16. yüzyılın başlarında kahve, Osmanlı yaşam biçiminin en belirgin unsurlarından biri oldu ve içilebilecek bir şeyden çok daha fazlasını ifade ediyordu. Batıl inançların harmanlandığı yerde, Osmanlı kahve kültürü bir halk ilmi olmuş; fakat aynı zamanda medrese ufkunu aşan hayata geniş bir bakışı da temsil etmiştir. Kahve, farklı kültürlerden farklı etnik geçişi olan insanları sohbete çeken bir kuvvetti.
Osmanlı İmparatorluğu 16. yüzyılın başında Arap Yarımadası ve Mısır'ı fethedince, kahve de yavaş yavaş yayılmaya başladı. Hac kervanları, kahve yayılmasında temeli oluşturmaktadır. Çünkü, onların kullandığı güzergahı tacirler, askerler ve dervişler de kullanıyordu.
Kahvehaneler halk tarafından o kadar beğenildi ki, her yeni mahallede ilk önce cami yapılıyor ardından da kahvehane açılıyordu. İlk zamanlar kahvehanelerde insanlar namaz saatini beklerdi; daha sonra boş vakitlerde de gelip muhabbet eder, kitap okur kahve içerlerdi. Fakat, cami ve kahvehane farklı sosyal değerleri (biri dini, diğeri dünyevi) temsil ettiği için, ulema ideologları kahvehaneleri kapatmak için harekete geçti. Kahvehanelerin, geleneksel yaşamın toplumsal olarak belirlenmiş ve kabul edilmiş sınırlarını tehdit ettiği öne sürüldü.

Bütün yasaklara rağmen, kahve saray içinde önemli bir yere sahipti. Bir zenginlik göstergesiydi. Hatta hiyerarşiye, padişaha kahve pişirmek ile görevli "kahvecibaşı" rütbesi eklendi. Zaman içinde, Kalaylıkoz Hacı Ahmed Paşa gibi kahvecibaşından sadrazamlığa kadar yükselenler de olmuştur.
17. yüzyılın başında kahvehaneler gizli açılmaya başladı. IV.Murad'ın ölümünden sonra yasaklar kalkmadı. Ancak, yetkili makamlar bu tür kuruluşları kapatma çabasından vazgeçip onları gözetim ve denetime tabi tutacak mekanizmalar geliştirmeyi tercih ettiler. Kahve ticareti bir çok kişinin geçim kaynağı idi ve imparatorluğun ekonomisine önemli katkılarda bulundu. Çünkü, hazineye vergi olarak istikrarlı bir gelir akışı sağlamıştır.
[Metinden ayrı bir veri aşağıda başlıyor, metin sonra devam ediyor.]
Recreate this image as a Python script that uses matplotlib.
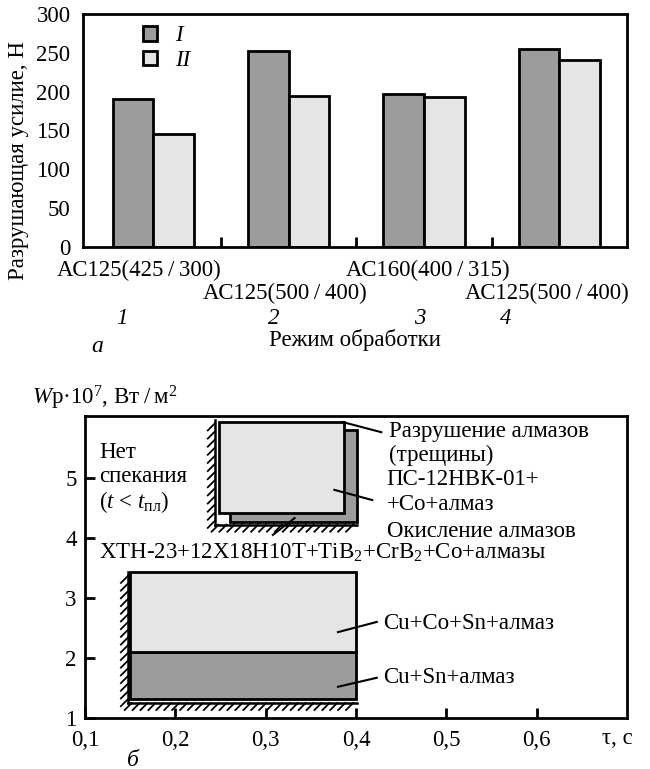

Tahmis sistemi ve bununla alakalı vergiler kaldırıldı. Bunun yerine, kahveyi ithal edip, gelir elde etmek için bu işten sorumlu resmi bir kişi görevlendirildi. Daha sonra, "kefil zinciri" oluşturularak, Mısır Çarşısı kahve tüccarları birbirlerinin eylemlerinden sorumlu tutuldu. Bu sistem, usulsüzlükleri otomatik olarak denetleyecekti. Ancak alınan önlemlerin başarısı şüpheliydi. İstanbul halkının, kahvenin kalitesizliği konusundaki şikayetleri sona ermedi.
Osmanlı Dönemindeki Kahvehaneler
Mahalle Kahvehaneleri: 16. yüzyıldan itibaren oluşan, halkın ev ve ibadethane dışında sosyalleşmesine ön ayak olan kahvehane türüdür. İnsanların namaz vakitlerini beklemek için kullanmaya başladığı, daha sonra bu vakitler dışında da sosyalleştiği mekanlardır. Burada sohbet eder, oyun oynar, kitap okur ve kahve içerlerdi.
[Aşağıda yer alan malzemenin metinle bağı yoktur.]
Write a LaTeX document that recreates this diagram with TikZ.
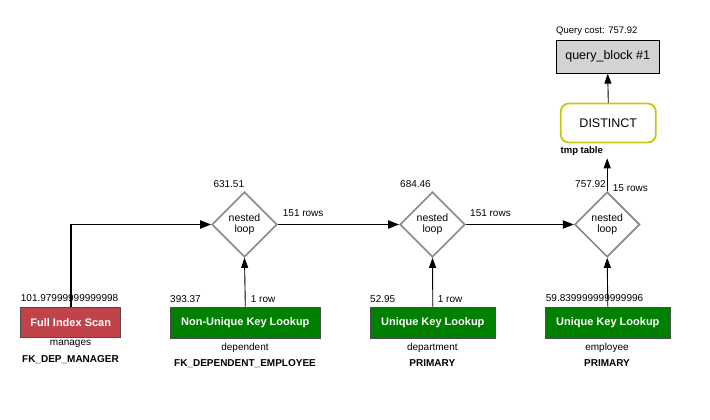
\documentclass[tikz,border=0pt]{standalone}
\usepackage{fontspec}
\setmainfont{Liberation Sans}
\usetikzlibrary{shapes.geometric,arrows.meta}
\definecolor{scanred}{RGB}{192,67,74}
\definecolor{lookgreen}{RGB}{0,128,0}
\definecolor{distyel}{RGB}{200,200,20}
\definecolor{qbgray}{RGB}{211,211,211}
\definecolor{diagray}{RGB}{136,136,136}
\tikzset{
  opbox/.style={draw=black!70, line width=0.8pt, minimum height=31pt, inner sep=0pt,
    text=white, font=\fontsize{11}{13}\selectfont\bfseries},
  redbox/.style={opbox, fill=scanred, minimum height=30pt},
  greenbox/.style={opbox, fill=lookgreen},
  loopdia/.style={diamond, draw=diagray, line width=1.6pt, minimum width=65pt, minimum height=65pt,
    inner sep=0pt, align=center, font=\fontsize{10.5}{10.5}\selectfont},
  lbl/.style={inner sep=0pt, font=\fontsize{10}{12}\selectfont},
  blbl/.style={inner sep=0pt, font=\fontsize{10}{12}\selectfont\bfseries},
  mainflow/.style={line width=1.8pt, -{Triangle[length=11pt,width=8pt]}},
  subflow/.style={line width=0.9pt, -{Triangle[length=10pt,width=7pt]}},
}
\begin{document}
\begin{tikzpicture}[x=1pt,y=-1pt]
\useasboundingbox (0,0) rectangle (710,420);
% operation boxes
\node[redbox, minimum width=100pt] (fis) at (70.7,322.3) {Full Index Scan};
\node[greenbox, minimum width=150.7pt] (nul) at (245.3,322.5) {Non-Unique Key Lookup};
\node[greenbox, minimum width=125.7pt] (ukl1) at (432.8,322.5) {Unique Key Lookup};
\node[greenbox, minimum width=125.7pt] (ukl2) at (607.8,322.5) {Unique Key Lookup};
% nested loops
\node[loopdia] (d1) at (244.5,224.5) {nested\\loop};
\node[loopdia] (d2) at (432.5,224.5) {nested\\loop};
\node[loopdia] (d3) at (607.2,224.5) {nested\\loop};
% distinct and query block
\node[draw=distyel, line width=1.8pt, rounded corners=8pt, minimum width=95pt, minimum height=39pt,
  font=\fontsize{12.5}{14}\selectfont] (dist) at (608.3,123) {DISTINCT};
\node[draw=black, line width=0.9pt, fill=qbgray, minimum width=103pt, minimum height=33pt,
  font=\fontsize{12.5}{14}\selectfont] (qb) at (607.7,56.7) {query\_block \#1};
\coordinate (tmpend) at (607.2,158.3);
% connectors
\draw[mainflow] (fis.north) |- (d1.west);
\draw[mainflow] (d1.east) -- (d2.west);
\draw[mainflow] (d2.east) -- (d3.west);
\draw[subflow] (nul.north) -- (d1.south);
\draw[subflow] (ukl1.north) -- (d2.south);
\draw[subflow] (ukl2.north) -- (d3.south);
\draw[subflow] (d3.north) -- (tmpend);
\draw[subflow] (dist.north) -- (qb.south);
% labels
\node[lbl, anchor=west, font=\fontsize{9.5}{11}\selectfont] (qcost) at (556,31) {Query cost: 757.92};
\node[blbl, anchor=west, font=\fontsize{9.5}{11}\selectfont\bfseries] (tmpt) at (560.5,150.7) {tmp table};
\node[lbl, anchor=west] (c1) at (213.3,184) {631.51};
\node[lbl, anchor=west] (r1) at (282.7,213.5) {151 rows};
\node[lbl, anchor=west] (c2) at (400,184) {684.46};
\node[lbl, anchor=west] (r2) at (470,213.5) {151 rows};
\node[lbl, anchor=west] (c3) at (575,184) {757.92};
\node[lbl, anchor=west] (r3) at (612.7,188.5) {15 rows};
\node[lbl, anchor=west] (cfis) at (20.7,298.3) {101.97999999999998};
\node[lbl, anchor=west] (cnul) at (170,298.8) {393.37};
\node[lbl, anchor=west] (rnul) at (250.7,298.8) {1 row};
\node[lbl, anchor=west] (cuk1) at (370,298.8) {52.95};
\node[lbl, anchor=west] (ruk1) at (437.7,298.8) {1 row};
\node[lbl, anchor=west] (cuk2) at (545.7,298.3) {59.839999999999996};
\node[lbl] (tfis) at (70.5,344.3) {manages};
\node[blbl] (kfis) at (70.5,359.3) {FK\_DEP\_MANAGER};
\node[lbl] (tnul) at (245,348.3) {dependent};
\node[blbl] (knul) at (245,363.3) {FK\_DEPENDENT\_EMPLOYEE};
\node[lbl] (tuk1) at (432.3,348.3) {department};
\node[blbl] (kuk1) at (432.3,363.3) {PRIMARY};
\node[lbl] (tuk2) at (607,348.3) {employee};
\node[blbl] (kuk2) at (607,363.3) {PRIMARY};
\end{tikzpicture}
\end{document}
Yeniçeri Kahvehaneleri: Yeniçerilerin kışla dışında zaman geçirdikleri önemli mekanlar olmuşlardır. 17. yüzyılın ortalarında kurulan bu kahvehaneler, diğerlerine göre daha disiplinli ve katı kurallara sahipti. Yeniçerilerin saray dışındaki sosyal yaşantısında toplanma merkezi olmalarının haricinde, daha sonraki dönemlerde esnaflaşma süreci bu kahvehanelerde başlamıştır. II.Mahmud 1826 yılında Yeniçeri Ocağını kapatınca bu kahvehaneler de yok oldu.